Title

How Do First-Year Engineering Students Experience Ambiguity in Engineering Design Problems: The Development of a Self-Report Instrument

Document Type

Conference Proceeding

Publication Date

6-26-2016

Abstract

Design is widely recognized as a keystone of engineering practice. Within the context of engineering education, design has been categorized as a type of ill-structured problem solving that is crucial for engineering students to engage with. Improving undergraduate engineering education requires a better understanding of the ways in which students experience ill-structured problems in the form of engineering design. With special attention to the experiences of first-year engineering students, prior exploratory work identified two critical thresholds that distinguished students’ ways of experiencing design as less or more comprehensive: accepting ambiguity and recognizing the value of multiple perspectives.

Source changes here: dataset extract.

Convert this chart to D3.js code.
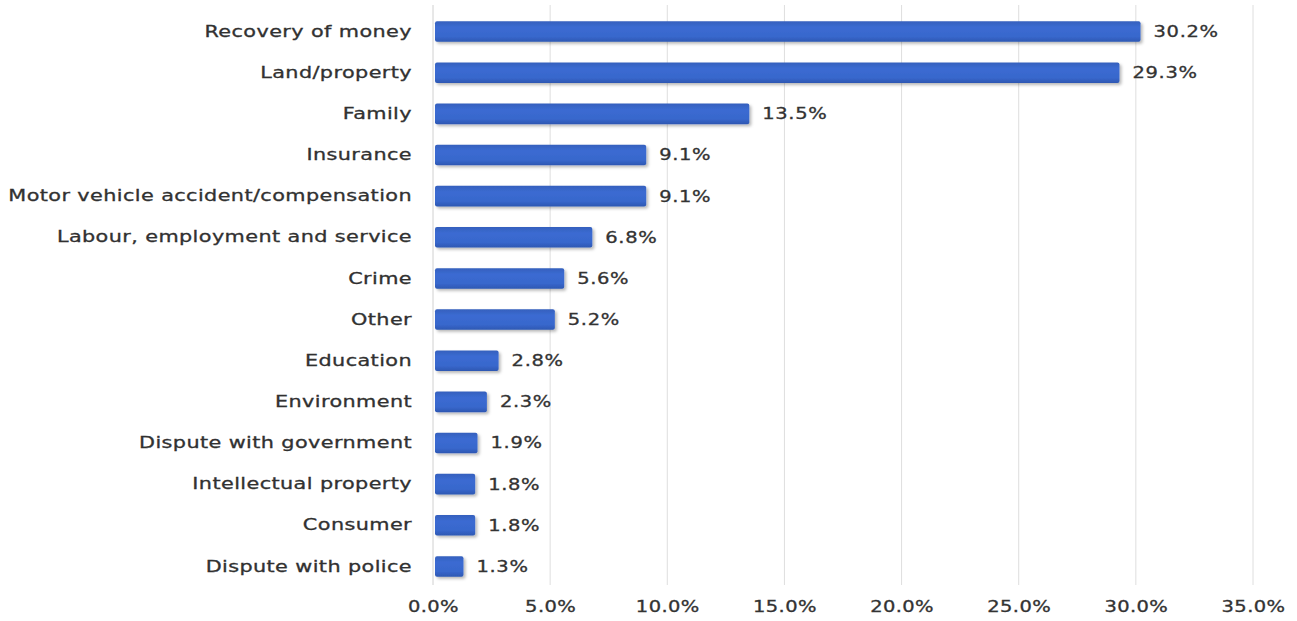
<!DOCTYPE html>
<html>
<head>
<meta charset="utf-8">
<script src="https://cdn.jsdelivr.net/npm/d3@7"></script>
<style>
  body { margin: 0; background: #fff; }
  svg text { font-family: "DejaVu Sans", Verdana, sans-serif; fill: #333; }
</style>
</head>
<body>
<svg width="1297" height="621"></svg>
<script>
const categories = [
    'Recovery of money', 'Land/property', 'Family', 'Insurance',
    'Motor vehicle accident/compensation', 'Labour, employment and service',
    'Crime', 'Other', 'Education', 'Environment', 'Dispute with government',
    'Intellectual property', 'Consumer', 'Dispute with police'
];
const values = [30.2, 29.3, 13.5, 9.1, 9.1, 6.8, 5.6, 5.2, 2.8, 2.3, 1.9, 1.8, 1.8, 1.3];
const tickValues = [0, 5, 10, 15, 20, 25, 30, 35];

const svg = d3.select('svg');
const plotLeft = 433, plotRight = 1253, plotTop = 11, plotBottom = 587;
const stretch = 1.3; // the source text is drawn wide

const x = d3.scaleLinear().domain([0, 35]).range([plotLeft, plotRight]);
const y = d3.scaleBand().domain(categories).range([plotTop, plotBottom])
    .paddingInner(0.5).paddingOuter(0.25);

// bar gradient + shadow
const defs = svg.append('defs');
const grad = defs.append('linearGradient').attr('id', 'barGrad')
    .attr('x1', 0).attr('y1', 0).attr('x2', 0).attr('y2', 1);
grad.append('stop').attr('offset', '0%').attr('stop-color', '#3560bd');
grad.append('stop').attr('offset', '30%').attr('stop-color', '#3b6bd2');
grad.append('stop').attr('offset', '75%').attr('stop-color', '#3867cc');
grad.append('stop').attr('offset', '100%').attr('stop-color', '#2d57b2');
const shadow = defs.append('filter').attr('id', 'shadow')
    .attr('x', '-10%').attr('y', '-30%').attr('width', '130%').attr('height', '180%');
shadow.append('feDropShadow').attr('dx', 2).attr('dy', 2).attr('stdDeviation', 1.8)
    .attr('flood-color', '#000').attr('flood-opacity', 0.28);

// gridlines
svg.append('g').selectAll('line')
    .data(tickValues)
    .enter().append('line')
    .attr('x1', d => x(d)).attr('x2', d => x(d))
    .attr('y1', plotTop - 6).attr('y2', plotBottom - 2)
    .attr('stroke', d => d === 0 ? '#d0d0d0' : '#dedede')
    .attr('stroke-width', 1);

// bars
svg.append('g').selectAll('rect')
    .data(values)
    .enter().append('rect')
    .attr('x', x(0) + 2)
    .attr('y', (d, i) => y(categories[i]))
    .attr('width', d => x(d) - x(0) - 2)
    .attr('height', y.bandwidth())
    .attr('rx', 2)
    .attr('fill', 'url(#barGrad)')
    .attr('filter', 'url(#shadow)');

// value labels
svg.append('g').selectAll('text')
    .data(values)
    .enter().append('text')
    .attr('transform', (d, i) =>
        `translate(${x(d) + 13},${y(categories[i]) + y.bandwidth() / 2}) scale(${stretch},1)`)
    .attr('dy', '0.36em')
    .attr('font-size', 15)
    .attr('letter-spacing', 0.5)
    .attr('stroke', '#333').attr('stroke-width', 0.3)
    .text(d => d.toFixed(1) + '%');

// category labels
const yAxis = svg.append('g')
    .attr('transform', `translate(${plotLeft - 21},0)`)
    .call(d3.axisLeft(y).tickSize(0).tickPadding(0));
yAxis.select('.domain').remove();
yAxis.selectAll('text')
    .attr('transform', `scale(${stretch},1)`)
    .attr('font-size', 16)
    .attr('letter-spacing', 0.3)
    .attr('stroke', '#2a2a2a').attr('stroke-width', 0.3)
    .style('font-family', '"DejaVu Sans", Verdana, sans-serif')
    .attr('fill', '#2a2a2a');

// x axis labels
const xAxis = svg.append('g')
    .attr('transform', `translate(0,${plotBottom + 14})`)
    .call(d3.axisBottom(x).tickValues(tickValues).tickSize(0).tickPadding(0)
        .tickFormat(d => d.toFixed(1) + '%'));
xAxis.select('.domain').remove();
xAxis.selectAll('text')
    .attr('transform', `scale(${stretch},1)`)
    .attr('font-size', 15)
    .attr('letter-spacing', 0.3)
    .attr('stroke', '#333').attr('stroke-width', 0.3)
    .style('font-family', '"DejaVu Sans", Verdana, sans-serif')
    .attr('fill', '#333');
</script>
</body>
</html>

The goal of current (work-in-progress) research is to develop and pilot a self-report instrument to assess students’ relation to these two thresholds at the completion of an ill-structured design project within the context of undergraduate engineering education. The specific research questions addressed in this study are 1) if the piloted self-report instrument can be used to identify discrete constructs, and 2) how these constructs align with prior qualitative research findings.

The objective of this study was addressed using a quantitative exploratory research design. Items for the self-report Likert-scaled instrument were designed to distinguish student experience that either accept or reject the presence of ambiguity and the value of multiple perspectives. The instrument was disseminated to a total of 214 first-year engineering students. Exploratory factor analysis was used to identify the constructs that emerge from the self-report data, and these constructs were checked for alignment with the previously identified thresholds.

The results of this investigation will be used to help advance progress towards an easily administered instrument able to assist engineering educators with the identification of students in need of intervention or explicit instruction related to critical aspects of learning engineering design. The instrument could also be used to track student growth over time, and, with further development, to provide evidence for ABET student outcomes.